** Begin Recorded data **
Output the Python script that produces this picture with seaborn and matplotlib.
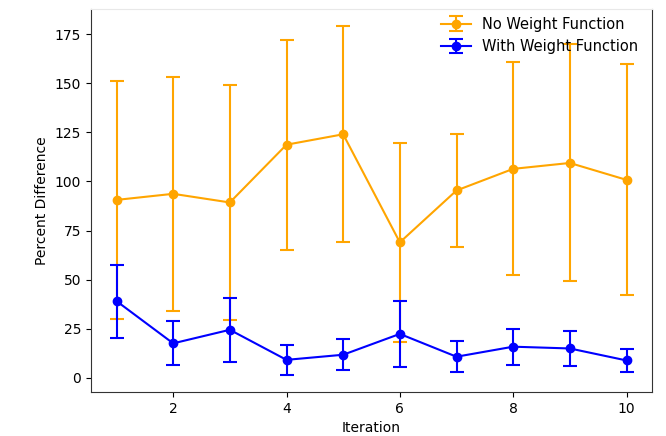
import matplotlib
matplotlib.use("Agg")
import matplotlib.pyplot as plt
from matplotlib.legend_handler import HandlerTuple
import seaborn as sns
import pandas as pd

iterations = [1, 2, 3, 4, 5, 6, 7, 8, 9, 10]
no_weight_mean = [90.6, 93.7, 89.3, 118.7, 124.0, 69.0, 95.4, 106.4, 109.4, 100.8]
no_weight_err = [60.7, 59.5, 59.6, 53.5, 54.9, 50.7, 28.6, 54.2, 60.3, 58.8]
with_weight_mean = [39.1, 17.6, 24.5, 9.2, 11.8, 22.4, 10.8, 15.9, 15.0, 8.9]
with_weight_err = [18.6, 11.2, 16.4, 7.5, 8.0, 16.6, 8.0, 9.1, 8.7, 5.7]
labels = ["No Weight Function", "With Weight Function"]
colors = ["orange", "blue"]

fig = plt.figure(figsize=(6.66, 4.36), dpi=100)
ax = fig.add_axes([91 / 666, 44 / 436, (652 - 91) / 666, (392 - 9) / 436])

handles = []
for mean, err, color in [(no_weight_mean, no_weight_err, colors[0]),
                         (with_weight_mean, with_weight_err, colors[1])]:
    df = pd.DataFrame({"Iteration": iterations, "Value": mean})
    sns.lineplot(data=df, x="Iteration", y="Value", color=color, marker="o",
                 markersize=6, markeredgecolor=color, markeredgewidth=1,
                 linewidth=1.5, legend=False, ax=ax)
    line = ax.lines[-1]
    eb = ax.errorbar(iterations, mean, yerr=err, fmt="none", ecolor=color,
                     elinewidth=1.5, capsize=5, capthick=1.5)
    handles.append((eb, line))

ax.legend(handles, labels, handler_map={tuple: HandlerTuple(ndivide=1)},
          loc="upper right", bbox_to_anchor=(0.986, 0.995), borderaxespad=0,
          frameon=False, fontsize=10.5)
ax.set_xlabel("Iteration")
ax.set_ylabel("Percent Difference")
ax.set_xticks([2, 4, 6, 8, 10])
ax.set_yticks([0, 25, 50, 75, 100, 125, 150, 175])
ax.spines["top"].set_color("#e8e8e8")
for s in ["left", "bottom", "right"]:
    ax.spines[s].set_color("#333333")

fig.savefig("out.png", dpi=100)
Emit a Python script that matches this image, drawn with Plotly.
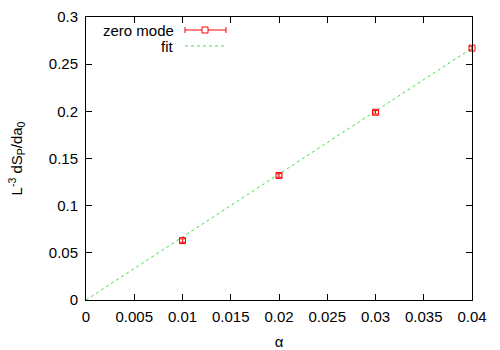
import plotly.graph_objects as go

alpha = [0.01, 0.02, 0.03, 0.04]
zero_mode = [0.063, 0.132, 0.199, 0.267]
zero_err = [0.0018, 0.0018, 0.0018, 0.0018]
fit_x = [0.0, 0.04]
fit_slope = 6.675
fit_y = [fit_slope * x for x in fit_x]

x_ticks = [0, 0.005, 0.01, 0.015, 0.02, 0.025, 0.03, 0.035, 0.04]
x_labels = ["0", "0.005", "0.01", "0.015", "0.02", "0.025", "0.03", "0.035", "0.04"]
y_ticks = [0, 0.05, 0.1, 0.15, 0.2, 0.25, 0.3]
y_labels = ["0", "0.05", "0.1", "0.15", "0.2", "0.25", "0.3"]

FONT = "Liberation Sans, Arial, sans-serif"
RED = "#ff0000"
GREEN = "#44dd44"

fig = go.Figure()
fig.add_trace(go.Scatter(
    x=fit_x, y=fit_y, mode="lines", name="fit",
    line=dict(color=GREEN, width=1, dash="dot"), showlegend=False, cliponaxis=False))
fig.add_trace(go.Scatter(
    x=alpha, y=zero_mode, mode="markers", name="zero mode",
    marker=dict(symbol="square-open", size=6, color=RED, line=dict(width=1, color=RED)),
    error_y=dict(type="data", array=zero_err, color=RED, thickness=1, width=3),
    showlegend=False, cliponaxis=False))

W, H = 500, 350
L, R, T, B = 86, 28, 17, 50
pw, ph = W - L - R, H - T - B

def px(xp):
    return (xp - L) / pw

def py(yp):
    return 1 - (yp - T) / ph

shapes = []
ly1 = py(30)
shapes.append(dict(type="line", xref="paper", yref="paper", x0=px(185), x1=px(226), y0=ly1, y1=ly1,
                   line=dict(color=RED, width=1)))
for xe in (185, 226):
    shapes.append(dict(type="line", xref="paper", yref="paper", x0=px(xe), x1=px(xe), y0=py(27), y1=py(33),
                       line=dict(color=RED, width=1)))
shapes.append(dict(type="rect", xref="paper", yref="paper", x0=px(202), x1=px(208), y0=py(27), y1=py(33),
                   line=dict(color=RED, width=1), fillcolor="white"))
ly2 = py(46)
shapes.append(dict(type="line", xref="paper", yref="paper", x0=px(185), x1=px(226), y0=ly2, y1=ly2,
                   line=dict(color=GREEN, width=1, dash="dot")))

annotations = [
    dict(text="zero mode", xref="paper", yref="paper", x=px(176), y=ly1, xanchor="right", yanchor="middle",
         showarrow=False, font=dict(family=FONT, size=15, color="black")),
    dict(text="fit", xref="paper", yref="paper", x=px(176), y=ly2, xanchor="right", yanchor="middle",
         showarrow=False, font=dict(family=FONT, size=15, color="black")),
]

fig.update_layout(
    width=W, height=H,
    margin=dict(l=L, r=R, t=T, b=B, autoexpand=False),
    paper_bgcolor="white", plot_bgcolor="white",
    font=dict(family=FONT, size=15, color="black"),
    shapes=shapes, annotations=annotations,
    xaxis=dict(range=[0, 0.04], tickvals=x_ticks, ticktext=x_labels, automargin=False,
               ticks="inside", ticklen=6, tickcolor="black", mirror="allticks", ticklabelstandoff=3,
               showline=True, linecolor="black", linewidth=1, showgrid=False, zeroline=False,
               title=dict(text="α", standoff=12, font=dict(size=15))),
    yaxis=dict(range=[0, 0.3], tickvals=y_ticks, ticktext=y_labels, automargin=False,
               ticks="inside", ticklen=6, tickcolor="black", mirror="allticks", ticklabelstandoff=4,
               showline=True, linecolor="black", linewidth=1, showgrid=False, zeroline=False,
               title=dict(text="L<sup>-3</sup> dS<sub>P</sub>/da<sub>0</sub>", standoff=22, font=dict(size=15))),
)

fig.write_html("out.html", config={"displayModeBar": False},
               post_script="document.body.style.margin='0';")
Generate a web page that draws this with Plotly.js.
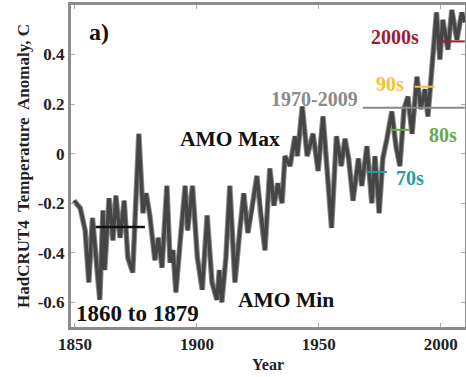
** End Recorded data **
--- Written exercise ---
Copy the records word for word, leaving no picture in the copy.

--- Solved exercise ---
Output the Python script that produces this picture with seaborn and matplotlib.
import matplotlib
matplotlib.use("Agg")
import matplotlib.pyplot as plt
from matplotlib.legend_handler import HandlerTuple
import seaborn as sns
import pandas as pd

iterations = [1, 2, 3, 4, 5, 6, 7, 8, 9, 10]
no_weight_mean = [90.6, 93.7, 89.3, 118.7, 124.0, 69.0, 95.4, 106.4, 109.4, 100.8]
no_weight_err = [60.7, 59.5, 59.6, 53.5, 54.9, 50.7, 28.6, 54.2, 60.3, 58.8]
with_weight_mean = [39.1, 17.6, 24.5, 9.2, 11.8, 22.4, 10.8, 15.9, 15.0, 8.9]
with_weight_err = [18.6, 11.2, 16.4, 7.5, 8.0, 16.6, 8.0, 9.1, 8.7, 5.7]
labels = ["No Weight Function", "With Weight Function"]
colors = ["orange", "blue"]

fig = plt.figure(figsize=(6.66, 4.36), dpi=100)
ax = fig.add_axes([91 / 666, 44 / 436, (652 - 91) / 666, (392 - 9) / 436])

handles = []
for mean, err, color in [(no_weight_mean, no_weight_err, colors[0]),
                         (with_weight_mean, with_weight_err, colors[1])]:
    df = pd.DataFrame({"Iteration": iterations, "Value": mean})
    sns.lineplot(data=df, x="Iteration", y="Value", color=color, marker="o",
                 markersize=6, markeredgecolor=color, markeredgewidth=1,
                 linewidth=1.5, legend=False, ax=ax)
    line = ax.lines[-1]
    eb = ax.errorbar(iterations, mean, yerr=err, fmt="none", ecolor=color,
                     elinewidth=1.5, capsize=5, capthick=1.5)
    handles.append((eb, line))

ax.legend(handles, labels, handler_map={tuple: HandlerTuple(ndivide=1)},
          loc="upper right", bbox_to_anchor=(0.986, 0.995), borderaxespad=0,
          frameon=False, fontsize=10.5)
ax.set_xlabel("Iteration")
ax.set_ylabel("Percent Difference")
ax.set_xticks([2, 4, 6, 8, 10])
ax.set_yticks([0, 25, 50, 75, 100, 125, 150, 175])
ax.spines["top"].set_color("#e8e8e8")
for s in ["left", "bottom", "right"]:
    ax.spines[s].set_color("#333333")

fig.savefig("out.png", dpi=100)
Emit a Python script that matches this image, drawn with Plotly.
import plotly.graph_objects as go

alpha = [0.01, 0.02, 0.03, 0.04]
zero_mode = [0.063, 0.132, 0.199, 0.267]
zero_err = [0.0018, 0.0018, 0.0018, 0.0018]
fit_x = [0.0, 0.04]
fit_slope = 6.675
fit_y = [fit_slope * x for x in fit_x]

x_ticks = [0, 0.005, 0.01, 0.015, 0.02, 0.025, 0.03, 0.035, 0.04]
x_labels = ["0", "0.005", "0.01", "0.015", "0.02", "0.025", "0.03", "0.035", "0.04"]
y_ticks = [0, 0.05, 0.1, 0.15, 0.2, 0.25, 0.3]
y_labels = ["0", "0.05", "0.1", "0.15", "0.2", "0.25", "0.3"]

FONT = "Liberation Sans, Arial, sans-serif"
RED = "#ff0000"
GREEN = "#44dd44"

fig = go.Figure()
fig.add_trace(go.Scatter(
    x=fit_x, y=fit_y, mode="lines", name="fit",
    line=dict(color=GREEN, width=1, dash="dot"), showlegend=False, cliponaxis=False))
fig.add_trace(go.Scatter(
    x=alpha, y=zero_mode, mode="markers", name="zero mode",
    marker=dict(symbol="square-open", size=6, color=RED, line=dict(width=1, color=RED)),
    error_y=dict(type="data", array=zero_err, color=RED, thickness=1, width=3),
    showlegend=False, cliponaxis=False))

W, H = 500, 350
L, R, T, B = 86, 28, 17, 50
pw, ph = W - L - R, H - T - B

def px(xp):
    return (xp - L) / pw

def py(yp):
    return 1 - (yp - T) / ph

shapes = []
ly1 = py(30)
shapes.append(dict(type="line", xref="paper", yref="paper", x0=px(185), x1=px(226), y0=ly1, y1=ly1,
                   line=dict(color=RED, width=1)))
for xe in (185, 226):
    shapes.append(dict(type="line", xref="paper", yref="paper", x0=px(xe), x1=px(xe), y0=py(27), y1=py(33),
                       line=dict(color=RED, width=1)))
shapes.append(dict(type="rect", xref="paper", yref="paper", x0=px(202), x1=px(208), y0=py(27), y1=py(33),
                   line=dict(color=RED, width=1), fillcolor="white"))
ly2 = py(46)
shapes.append(dict(type="line", xref="paper", yref="paper", x0=px(185), x1=px(226), y0=ly2, y1=ly2,
                   line=dict(color=GREEN, width=1, dash="dot")))

annotations = [
    dict(text="zero mode", xref="paper", yref="paper", x=px(176), y=ly1, xanchor="right", yanchor="middle",
         showarrow=False, font=dict(family=FONT, size=15, color="black")),
    dict(text="fit", xref="paper", yref="paper", x=px(176), y=ly2, xanchor="right", yanchor="middle",
         showarrow=False, font=dict(family=FONT, size=15, color="black")),
]

fig.update_layout(
    width=W, height=H,
    margin=dict(l=L, r=R, t=T, b=B, autoexpand=False),
    paper_bgcolor="white", plot_bgcolor="white",
    font=dict(family=FONT, size=15, color="black"),
    shapes=shapes, annotations=annotations,
    xaxis=dict(range=[0, 0.04], tickvals=x_ticks, ticktext=x_labels, automargin=False,
               ticks="inside", ticklen=6, tickcolor="black", mirror="allticks", ticklabelstandoff=3,
               showline=True, linecolor="black", linewidth=1, showgrid=False, zeroline=False,
               title=dict(text="α", standoff=12, font=dict(size=15))),
    yaxis=dict(range=[0, 0.3], tickvals=y_ticks, ticktext=y_labels, automargin=False,
               ticks="inside", ticklen=6, tickcolor="black", mirror="allticks", ticklabelstandoff=4,
               showline=True, linecolor="black", linewidth=1, showgrid=False, zeroline=False,
               title=dict(text="L<sup>-3</sup> dS<sub>P</sub>/da<sub>0</sub>", standoff=22, font=dict(size=15))),
)

fig.write_html("out.html", config={"displayModeBar": False},
               post_script="document.body.style.margin='0';")
Generate a web page that draws this with Plotly.js.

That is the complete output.